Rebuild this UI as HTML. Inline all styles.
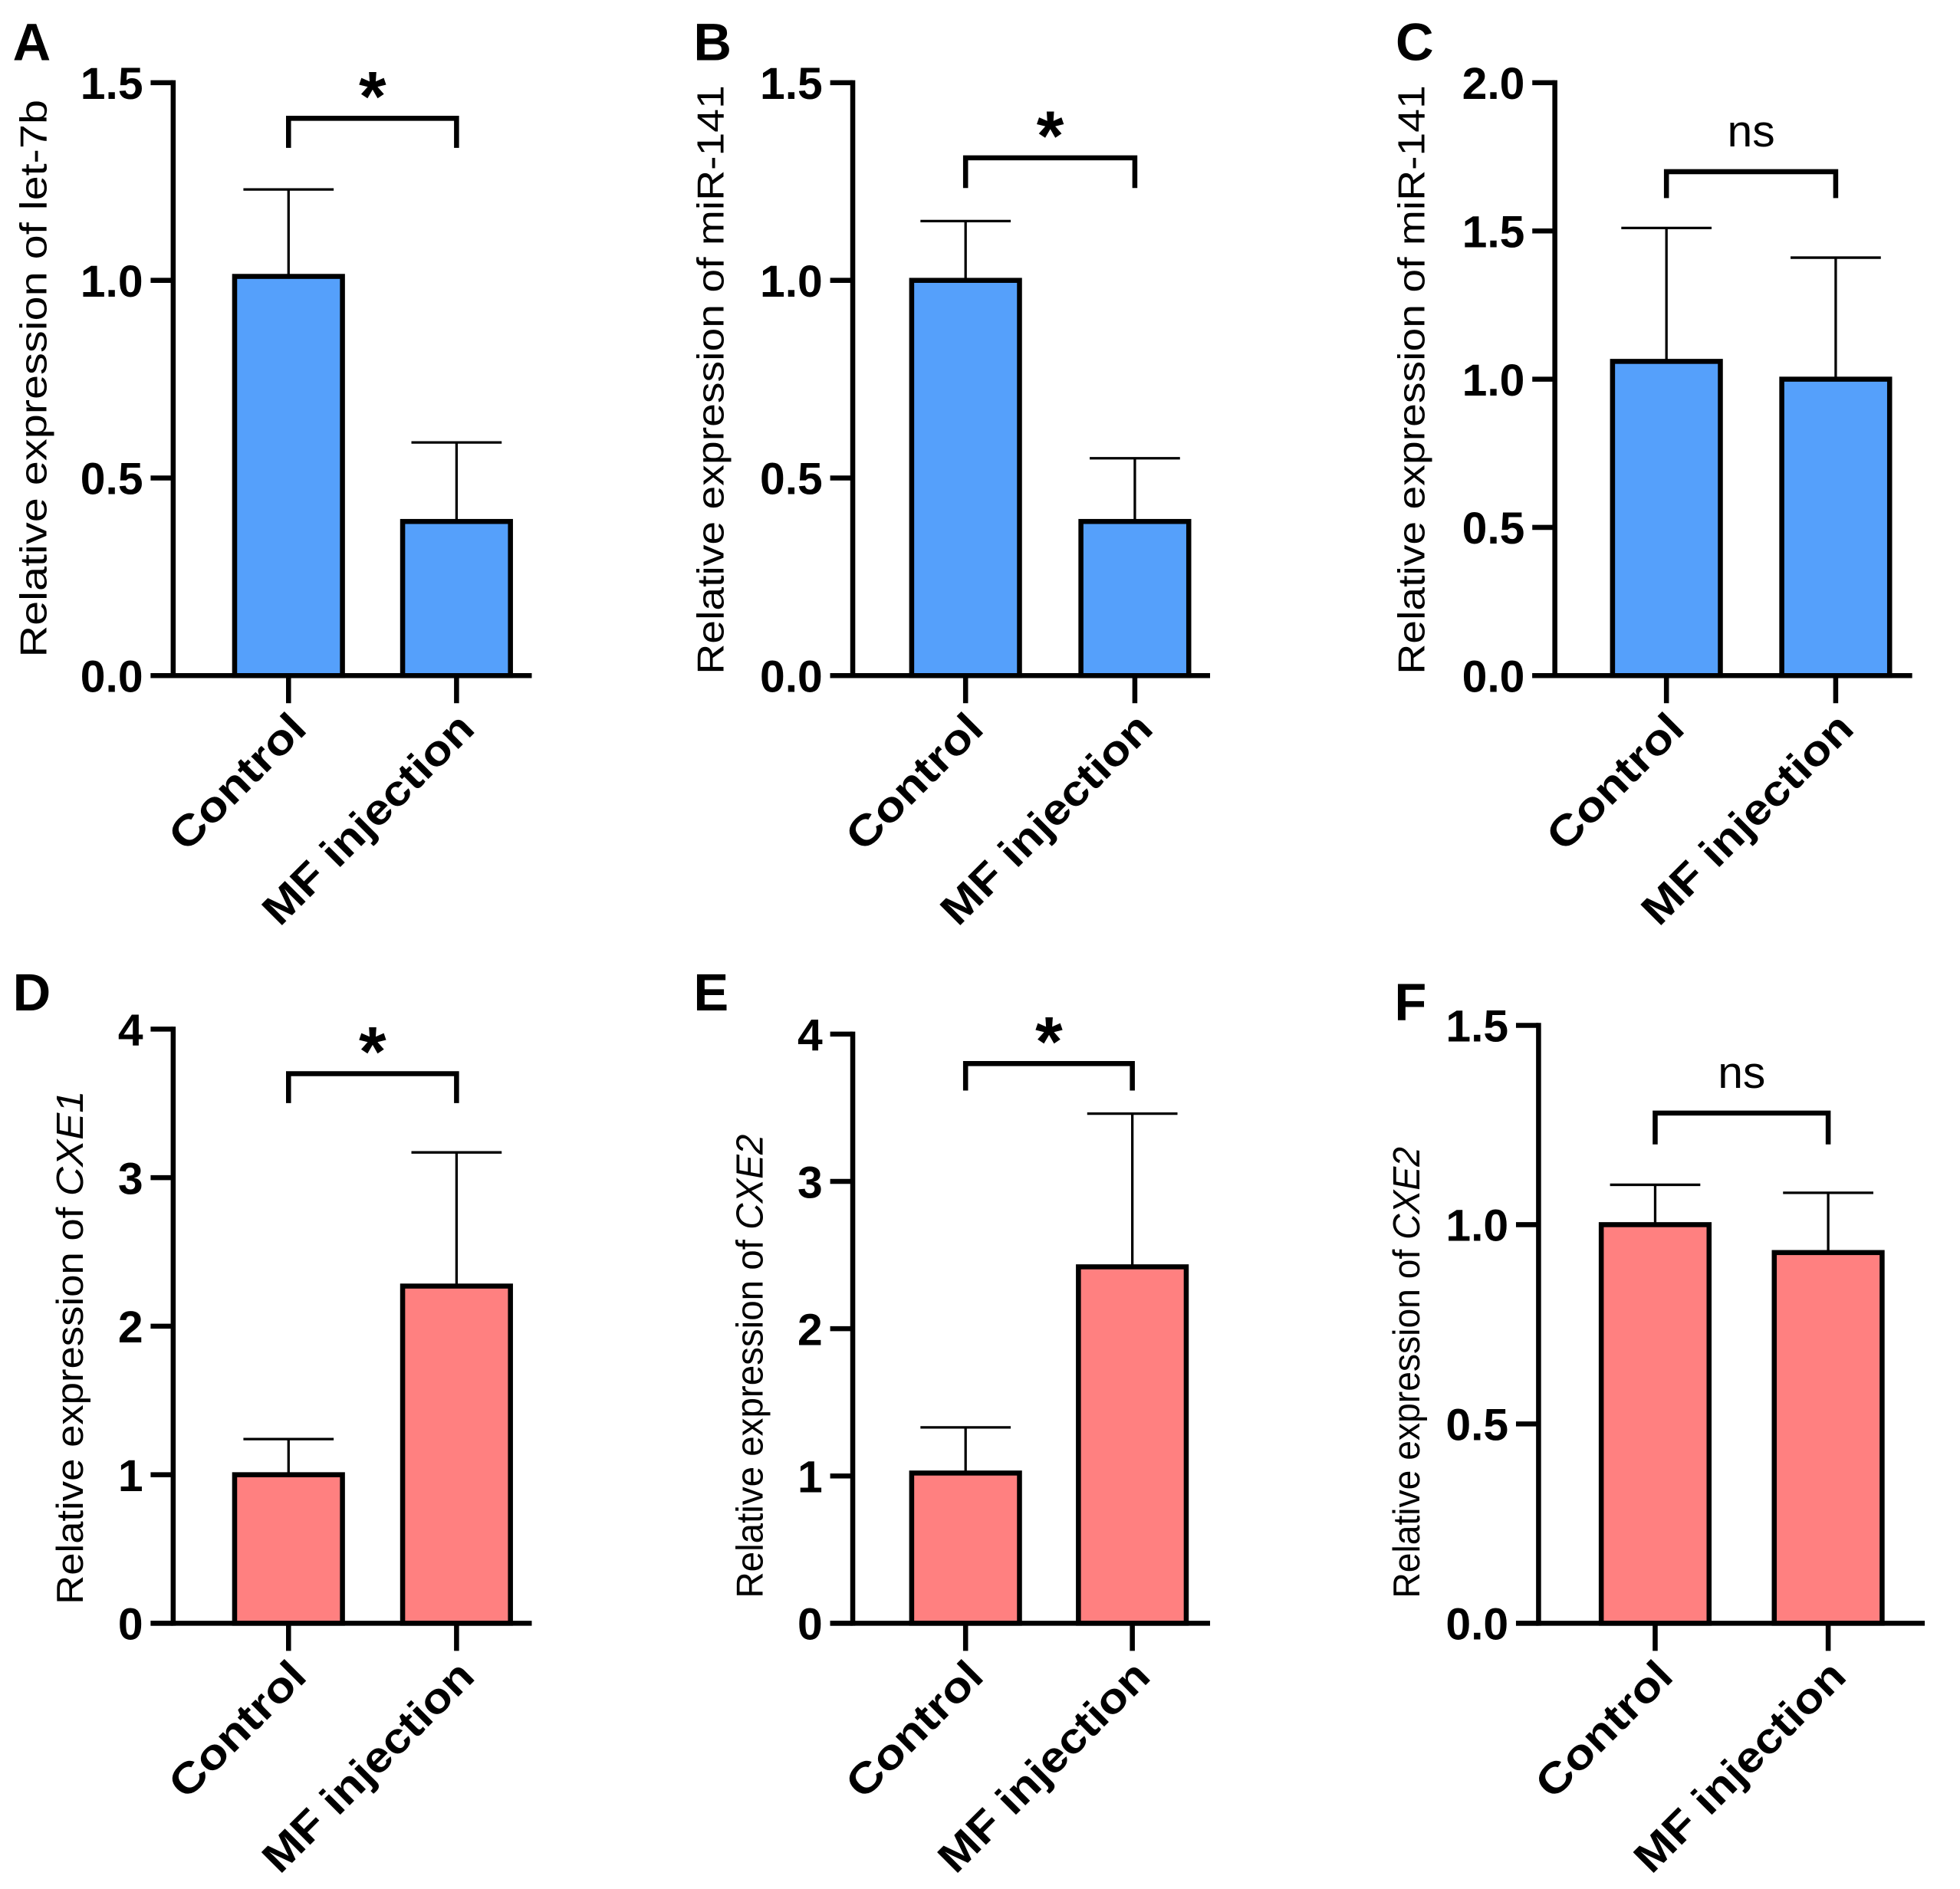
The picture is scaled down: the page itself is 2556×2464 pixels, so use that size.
<!DOCTYPE html>
<html><head><meta charset="utf-8"><style>
html,body{margin:0;padding:0;background:#fff}
svg{display:block}
text{font-family:"Liberation Sans",Arial,sans-serif;fill:#000}
</style></head><body>
<svg id="fig" width="2556" height="2464" viewBox="0 0 1563 1507" xmlns="http://www.w3.org/2000/svg"></svg>
<script>
const categories = ["Control", "MF injection"];
const panelLetters = ["A","B","C","D","E","F"];
const meansA = [1.01, 0.39], errA = [1.23, 0.59];
const meansB = [1.00, 0.39], errB = [1.15, 0.55];
const meansC = [1.06, 1.00], errC = [1.51, 1.41];
const meansD = [1.00, 2.27], errD = [1.24, 3.17];
const meansE = [1.02, 2.42], errE = [1.33, 3.46];
const meansF = [1.00, 0.93], errF = [1.10, 1.08];
const ticksA = ["0.0","0.5","1.0","1.5"];
const ticksC = ["0.0","0.5","1.0","1.5","2.0"];
const ticksD = ["0","1","2","3","4"];
const sigLabels = ["*","*","ns","*","*","ns"];
const sigLevels = [1.41, 1.31, 1.7, 3.7, 3.8, 1.28];

const NS="http://www.w3.org/2000/svg";
const svg=document.getElementById('fig');
function el(tag,attrs,parent){const e=document.createElementNS(NS,tag);for(const k in attrs)e.setAttribute(k,attrs[k]);(parent||svg).appendChild(e);return e;}

const panels=[
 {ax:138,top:66,bot:539,xEnd:424,c:[230,364],means:meansA,errs:errA,ticks:ticksA,color:"#55A0FB",lx:10,ly:48,title:["Relative expression of  let-7b",""],tx:37,ty:302,tl:445,drop:118},
 {ax:680,top:66,bot:539,xEnd:965,c:[770,905],means:meansB,errs:errB,ticks:ticksA,color:"#55A0FB",lx:553,ly:48,title:["Relative expression of miR-141",""],tx:577,ty:303,tl:470,drop:150},
 {ax:1240,top:66,bot:539,xEnd:1525,c:[1329,1464],means:meansC,errs:errC,ticks:ticksC,color:"#55A0FB",lx:1113,ly:48,title:["Relative expression of miR-141",""],tx:1136,ty:303,tl:470,drop:158},
 {ax:138,top:821,bot:1295,xEnd:424,c:[230,364],means:meansD,errs:errD,ticks:ticksD,color:"#FF8080",lx:10,ly:806,title:["Relative expression of  ","CXE1"],tx:66,ty:1075,tl:410,drop:880},
 {ax:680,top:825,bot:1295,xEnd:965,c:[770,903],means:meansE,errs:errE,ticks:ticksD,color:"#FF8080",lx:553,ly:806,title:["Relative expression of ","CXE2"],tx:608,ty:1090,tl:370,drop:870},
 {ax:1227,top:818,bot:1295,xEnd:1535,c:[1320,1458],means:meansF,errs:errF,ticks:ticksA,color:"#FF8080",lx:1112,ly:814,title:["Relative expression of ","CXE2"],tx:1132,ty:1095,tl:360,drop:913}
];

panels.forEach((p,i)=>{
  const g=el('g',{});
  
  
  const maxV=parseFloat(p.ticks[p.ticks.length-1]);
  const y=v=>p.bot-(v/maxV)*(p.bot-p.top);
  const lab=el('text',{x:p.lx,y:p.ly,'font-size':42,'font-weight':'bold'},g);lab.textContent=panelLetters[i];
  
  
  const bw=86;
  p.means.forEach((m,j)=>{
    const cx=p.c[j];
    const eb=el('g',{},g);
    
    
    el('line',{x1:cx,x2:cx,y1:y(m),y2:y(p.errs[j]),stroke:'#000','stroke-width':2},eb);
    el('line',{x1:cx-36,x2:cx+36,y1:y(p.errs[j]),y2:y(p.errs[j]),stroke:'#000','stroke-width':2},eb);
    const r=el('rect',{x:cx-bw/2,y:y(m),width:bw,height:p.bot-y(m),fill:p.color,stroke:'#000','stroke-width':4},g);
    
    
  });
  const ya=el('line',{x1:p.ax,x2:p.ax,y1:p.top-2,y2:p.bot+2,stroke:'#000','stroke-width':4},g);
  
  
  const xa=el('line',{x1:p.ax-18,x2:p.xEnd,y1:p.bot,y2:p.bot,stroke:'#000','stroke-width':4},g);
  
  
  p.ticks.forEach(t=>{
    const v=parseFloat(t),ty=y(v);
    el('line',{x1:p.ax-18,x2:p.ax,y1:ty,y2:ty,stroke:'#000','stroke-width':4},g);
    const tt=el('text',{x:p.ax-24,y:ty+13,'font-size':36,'font-weight':'bold','text-anchor':'end'},g);
    tt.textContent=t;
    
    
  });
  categories.forEach((c,j)=>{
    const cx=p.c[j];
    el('line',{x1:cx,x2:cx,y1:p.bot,y2:p.bot+22,stroke:'#000','stroke-width':4},g);
    const t=el('text',{x:0,y:0,'font-size':34,'font-weight':'bold','text-anchor':'end',textLength:j===0?138:222,lengthAdjust:'spacingAndGlyphs',transform:`translate(${cx+16},${p.bot+44}) rotate(-45)`},g);
    t.textContent=c;
    
    
  });
  const yt=el('text',{x:0,y:0,'font-size':30,'text-anchor':'middle',textLength:p.tl,lengthAdjust:'spacingAndGlyphs',transform:`translate(${p.tx},${p.ty}) rotate(-90)`},g);
  
  
  yt.appendChild(document.createTextNode(p.title[0]));
  if(p.title[1]){const ts=el('tspan',{'font-style':'italic'},yt);ts.textContent=p.title[1];}
  const by=y(sigLevels[i]);
  const br=el('path',{d:`M${p.c[0]},${p.drop} V${by} H${p.c[1]} V${p.drop}`,fill:'none',stroke:'#000','stroke-width':4},g);
  
  
  const isStar=sigLabels[i]==='*';
  const st=el('text',{x:(p.c[0]+p.c[1])/2,y:isStar?by+2:by-20,'font-size':isStar?56:36,'font-weight':isStar?'bold':'normal','text-anchor':'middle'},g);
  st.textContent=sigLabels[i];
  
  
});
</script>
</body></html>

┄┄┄┄┄┄┄┄┄┄

_Aim of the task_: Each line that holds the string "size" counts once; give the total and nothing else.

_Output_: 6